The baptism of John, where was it from: From heaven or from men?  And they reasoned among themselves, saying: "If we say, 'From heaven,' He will say to us, 'Why then did you not believe him?'  "But if we say: 'From men,' we fear the multitude, for all count John as a prophet."  So, they an­swered Jesus and said: "We do not know." And He said to them: "Neither will I tell you by what authority I do these things. (Matthew 21:25-27)

In such a way -- by countless human caveats and cautions -- the influence of God’s Holy Spirit of fire and truth is, in modern western society, impeded and confined, blunted and obscured, before finally being rejected and denied.
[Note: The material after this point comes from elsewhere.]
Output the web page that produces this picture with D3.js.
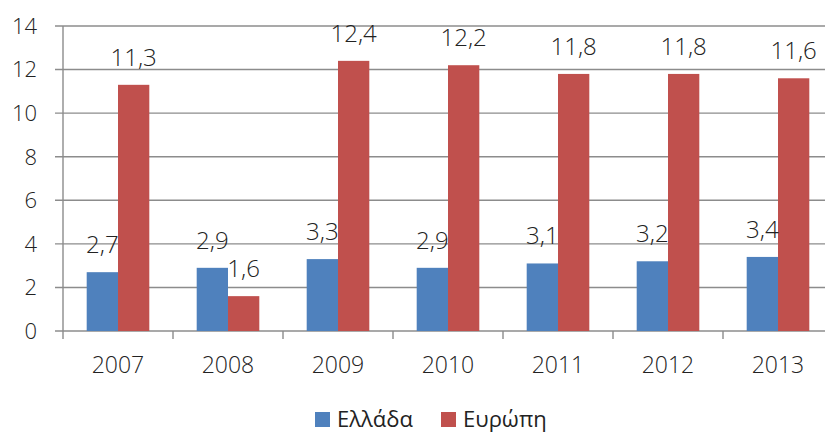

Jesus proclaimed His Good News under the inspiration and in the power of His Spirit.  The Holy Apostles, the Fathers of the Church, all the Doctors and Saints -- holy men and women -- who have guided and illuminated Mother Church throughout the ages, have, each in their own degree, done likewise: they have spoken, they have acted, in obedience to and un­der the impulse of, the Spirit of holiness and fire Whom the Lord has bequeathed to His Church.  And we Catholic Christians of today, as a whole and individually, must learn the courage to speak and act in like manner, lest our tainted presentation of God’s Truth, of Jesus’ redemptive sacrifice, of the ‘faith of our fathers’ and of Mother Church’s saints and martyrs, will continue to fail today’s sinful and secular society.

Do not think I am advocating ‘Dutch courage’, or the ‘Gung-Ho’ attitude and tactics of religious fanatics: far from it, I am speaking of that quiet courage and firm conviction which comes from God and is given only to those who:

Trust in the Lord, and whose hope is the Lord.